__Exercise directions__: Write each line of the material exactly as given, from the top through the line that contains "-0.75, -0.5, -0.25];", and omit all pictures.

__Dataset extract__:

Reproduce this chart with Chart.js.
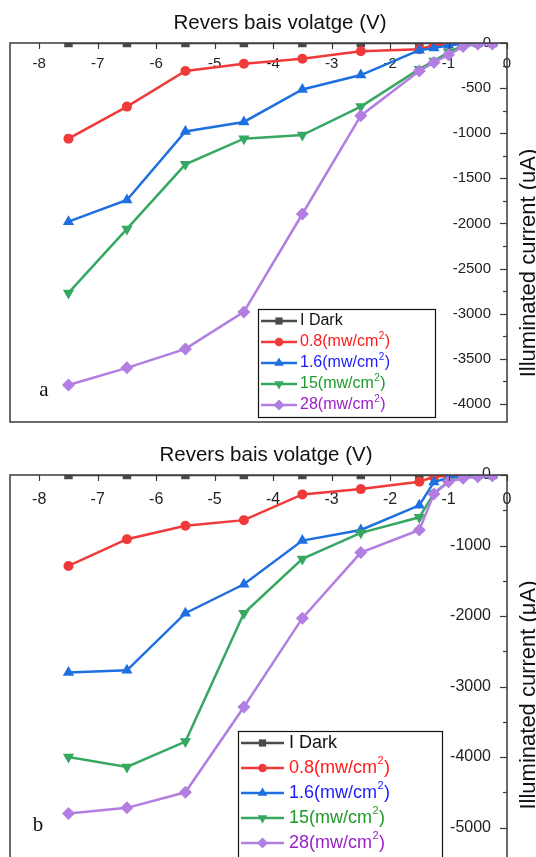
<!DOCTYPE html>
<html>
<head>
<meta charset="utf-8">
<script src="https://cdn.jsdelivr.net/npm/chart.js@4.4.1/dist/chart.umd.min.js"></script>
<style>
  html, body { margin: 0; padding: 0; background: #fff; }
  #page { position: relative; width: 536px; height: 857px; overflow: hidden; background: #fff; }
  .panel { position: absolute; left: 0; width: 536px; }
  #pa { top: 0; height: 430px; }
  #pb { top: 432px; height: 460px; }
</style>
</head>
<body>
<div id="page">
  <div class="panel" id="pa"><canvas id="ca"></canvas></div>
  <div class="panel" id="pb"><canvas id="cb"></canvas></div>
</div>
<script>
// Reverse bias voltage steps (V)
const voltage = [-7.5, -6.5, -5.5, -4.5, -3.5, -2.5, -1.5, -1.25, -1, -0.75, -0.5, -0.25];

// Axis tick values
const xTicks  = [-8, -7, -6, -5, -4, -3, -2, -1, 0];
const yTicksA = [0, -500, -1000, -1500, -2000, -2500, -3000, -3500, -4000];
const yTicksB = [0, -1000, -2000, -3000, -4000, -5000];

// Legend names
const seriesNames = ['I Dark', '0.8(mw/cm²)', '1.6(mw/cm²)', '15(mw/cm²)', '28(mw/cm²)'];

// Sample a: current (uA)
const darkA   = [0, 0, 0, 0, 0, 0, 0, 0, 0, 0, 0, 0];
const red08A  = [-1060, -705, -310, -230, -175, -92, -70, -25, -12, -5, 0, 0];
const blue16A = [-1980, -1740, -980, -875, -515, -355, -80, -55, -25, -10, -5, 0];
const green15A  = [-2770, -2060, -1345, -1060, -1020, -705, -290, -200, -100, -30, -10, -5];
const purple28A = [-3790, -3600, -3390, -2980, -1895, -805, -310, -215, -130, -40, -10, -10];

// Sample b: current (uA)
const darkB   = [0, 0, 0, 0, 0, 0, 0, 0, 0, 0, 0, 0];
const red08B  = [-1290, -910, -720, -640, -275, -200, -95, -25, -10, -5, 0, 0];
const blue16B = [-2800, -2770, -1960, -1550, -930, -780, -430, -100, -40, -15, -5, 0];
const green15B  = [-4000, -4140, -3780, -1960, -1190, -820, -600, -260, -90, -35, -10, 0];
const purple28B = [-4800, -4720, -4500, -3290, -2030, -1100, -780, -270, -95, -45, -25, -10];

const SANS = "'Liberation Sans', Arial, sans-serif";
const SERIF = "'Liberation Serif', 'Times New Roman', serif";

const styles = [
  { line: '#4a4a4a', text: '#111111', point: 'rect',     rot: 0,   r: 6 },
  { line: '#f03a3a', text: '#ff1a1a', point: 'circle',   rot: 0,   r: 5 },
  { line: '#1e6fe0', text: '#1a1aff', point: 'triangle', rot: 0,   r: 6.5 },
  { line: '#36a862', text: '#1f9a2a', point: 'triangle', rot: 180, r: 6.5 },
  { line: '#b27ee2', text: '#9b1fc9', point: 'rectRot',  rot: 0,   r: 6.5 }
];

function drawRichText(ctx, text, x, y, size) {
  // draws "²" as a raised small "2"
  const parts = text.split('²');
  ctx.font = size + 'px ' + SANS;
  ctx.fillText(parts[0], x, y);
  let cx = x + ctx.measureText(parts[0]).width;
  if (parts.length > 1) {
    const small = Math.round(size * 0.62);
    ctx.font = small + 'px ' + SANS;
    ctx.fillText('2', cx + 0.5, y - size * 0.38);
    cx += ctx.measureText('2').width + 1;
    ctx.font = size + 'px ' + SANS;
    ctx.fillText(parts[1], cx, y);
  }
}

const panelDecor = {
  id: 'panelDecor',
  afterDatasetsDraw(chart, args, o) {
    const { ctx, chartArea: a, scales } = chart;
    ctx.save();
    // plot frame
    ctx.strokeStyle = '#3a3a3a';
    ctx.lineWidth = 1.5;
    ctx.strokeRect(a.left, a.top, a.right - a.left, a.bottom - a.top);

    // top axis ticks, pointing inward
    ctx.lineWidth = 1.2;
    scales.x.ticks.forEach(t => {
      const px = Math.round(scales.x.getPixelForValue(t.value)) + 0.5;
      ctx.beginPath(); ctx.moveTo(px, a.top); ctx.lineTo(px, a.top + 6); ctx.stroke();
    });
    // right axis ticks: major at labels, minor halfway between
    const half = o.yStep / 2;
    scales.y.ticks.forEach(t => {
      const v = t.value;
      const py = Math.round(scales.y.getPixelForValue(v)) + 0.5;
      ctx.beginPath(); ctx.moveTo(a.right, py); ctx.lineTo(a.right - 7, py); ctx.stroke();
      const mv = v - half;
      if (mv >= scales.y.min) {
        const pm = Math.round(scales.y.getPixelForValue(mv)) + 0.5;
        ctx.beginPath(); ctx.moveTo(a.right, pm); ctx.lineTo(a.right - 4, pm); ctx.stroke();
      }
    });

    // axis titles
    ctx.fillStyle = '#111';
    ctx.textAlign = 'center';
    ctx.textBaseline = 'middle';
    ctx.font = '20.5px ' + SANS;
    ctx.fillText('Revers bais volatge (V)', o.xTitleX, a.top - 20);

    ctx.save();
    ctx.translate(535, a.top + 220);
    ctx.rotate(-Math.PI / 2);
    ctx.textBaseline = 'alphabetic';
    ctx.font = '22px ' + SANS;
    ctx.fillText(o.yTitle, 0, 0);
    ctx.restore();

    // panel letter
    ctx.font = '21px ' + SERIF;
    ctx.textAlign = 'center';
    ctx.fillText(o.letter, o.letterX, o.letterY);

    // legend
    const L = o.legend;
    ctx.fillStyle = '#fff';
    ctx.fillRect(L.left, L.top, L.right - L.left, L.bottom - L.top);
    ctx.strokeStyle = '#111';
    ctx.lineWidth = 1.2;
    ctx.strokeRect(L.left + 0.5, L.top + 0.5, L.right - L.left, L.bottom - L.top);
    chart.data.datasets.forEach((ds, i) => {
      const y = L.row0 + i * L.gap;
      ctx.strokeStyle = ds.borderColor;
      ctx.lineWidth = 2.5;
      ctx.beginPath(); ctx.moveTo(L.lineFrom, y); ctx.lineTo(L.lineTo, y); ctx.stroke();
      ctx.fillStyle = ds.borderColor;
      Chart.helpers.drawPoint(ctx, {
        pointStyle: ds.pointStyle, rotation: ds.pointRotation,
        radius: ds.pointRadius * 0.85, borderWidth: 0
      }, (L.lineFrom + L.lineTo) / 2, y);
      ctx.fillStyle = styles[i].text;
      ctx.textAlign = 'left';
      ctx.textBaseline = 'middle';
      drawRichText(ctx, ds.label, L.textX, y, L.font);
    });
    ctx.restore();
  }
};

function makePanel(canvasId, values, yMin, yTicks, yStep, tickFont, tickPad, decor) {
  const datasets = values.map((vals, i) => ({
    label: seriesNames[i],
    data: voltage.map((v, k) => ({ x: v, y: vals[k] })),
    borderColor: styles[i].line,
    backgroundColor: styles[i].line,
    pointStyle: styles[i].point,
    pointRotation: styles[i].rot,
    pointRadius: styles[i].r,
    pointBorderWidth: 0,
    borderWidth: 2.5,
    tension: 0,
    clip: 0,
    order: 5 - i
  }));
  return new Chart(document.getElementById(canvasId), {
    type: 'line',
    data: { datasets },
    plugins: [panelDecor],
    options: {
      responsive: true,
      maintainAspectRatio: false,
      animation: false,
      devicePixelRatio: 1,
      events: [],
      layout: { padding: { left: 10, right: 0, top: 0, bottom: 8 } },
      plugins: {
        legend: { display: false },
        tooltip: { enabled: false },
        panelDecor: Object.assign({ yStep }, decor)
      },
      scales: {
        x: {
          type: 'linear', position: 'top', min: -8.5, max: 0,
          grid: { display: false, drawTicks: false },
          border: { display: false },
          afterBuildTicks: s => { s.ticks = xTicks.map(v => ({ value: v })); },
          ticks: {
            autoSkip: false, maxRotation: 0, minRotation: 0,
            mirror: true, padding: tickPad,
            callback: v => String(v),
            color: '#222', font: { family: SANS, size: tickFont }
          },
          afterFit: s => { s.height = 43; s.paddingLeft = 0; s.paddingRight = 0; }
        },
        y: {
          type: 'linear', position: 'right', min: yMin, max: 0,
          grid: { display: false, drawTicks: false },
          border: { display: false },
          afterBuildTicks: s => { s.ticks = yTicks.map(v => ({ value: v })); },
          ticks: {
            autoSkip: false, mirror: true, padding: -16,
            callback: v => String(v),
            color: '#222', font: { family: SANS, size: tickFont }
          },
          afterFit: s => { s.width = 29; s.paddingTop = 0; s.paddingBottom = 0; }
        }
      }
    }
  });
}

makePanel('ca', [darkA, red08A, blue16A, green15A, purple28A], -4200, yTicksA, 500, 15, 12, {
  xTitleX: 280, yTitle: 'Illuminated current (uA)', letter: 'a', letterX: 44, letterY: 390,
  legend: { left: 258, top: 309, right: 435, bottom: 417, row0: 321, gap: 21,
            lineFrom: 261, lineTo: 297, textX: 300, font: 16 }
});

makePanel('cb', [darkB, red08B, blue16B, green15B, purple28B], -5800, yTicksB, 1000, 16, 15, {
  xTitleX: 266, yTitle: 'Illuminated current (μA)', letter: 'b', letterX: 38, letterY: 825 - 432,
  legend: { left: 238, top: 731 - 432, right: 442, bottom: 870 - 432, row0: 743 - 432, gap: 25,
            lineFrom: 241, lineTo: 284, textX: 289, font: 18 }
});
</script>
</body>
</html>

__Response to this task__:
Reproduce this chart with Chart.js.
<!DOCTYPE html>
<html>
<head>
<meta charset="utf-8">
<script src="https://cdn.jsdelivr.net/npm/chart.js@4.4.1/dist/chart.umd.min.js"></script>
<style>
  html, body { margin: 0; padding: 0; background: #fff; }
  #page { position: relative; width: 536px; height: 857px; overflow: hidden; background: #fff; }
  .panel { position: absolute; left: 0; width: 536px; }
  #pa { top: 0; height: 430px; }
  #pb { top: 432px; height: 460px; }
</style>
</head>
<body>
<div id="page">
  <div class="panel" id="pa"><canvas id="ca"></canvas></div>
  <div class="panel" id="pb"><canvas id="cb"></canvas></div>
</div>
<script>
// Reverse bias voltage steps (V)
const voltage = [-7.5, -6.5, -5.5, -4.5, -3.5, -2.5, -1.5, -1.25, -1, -0.75, -0.5, -0.25];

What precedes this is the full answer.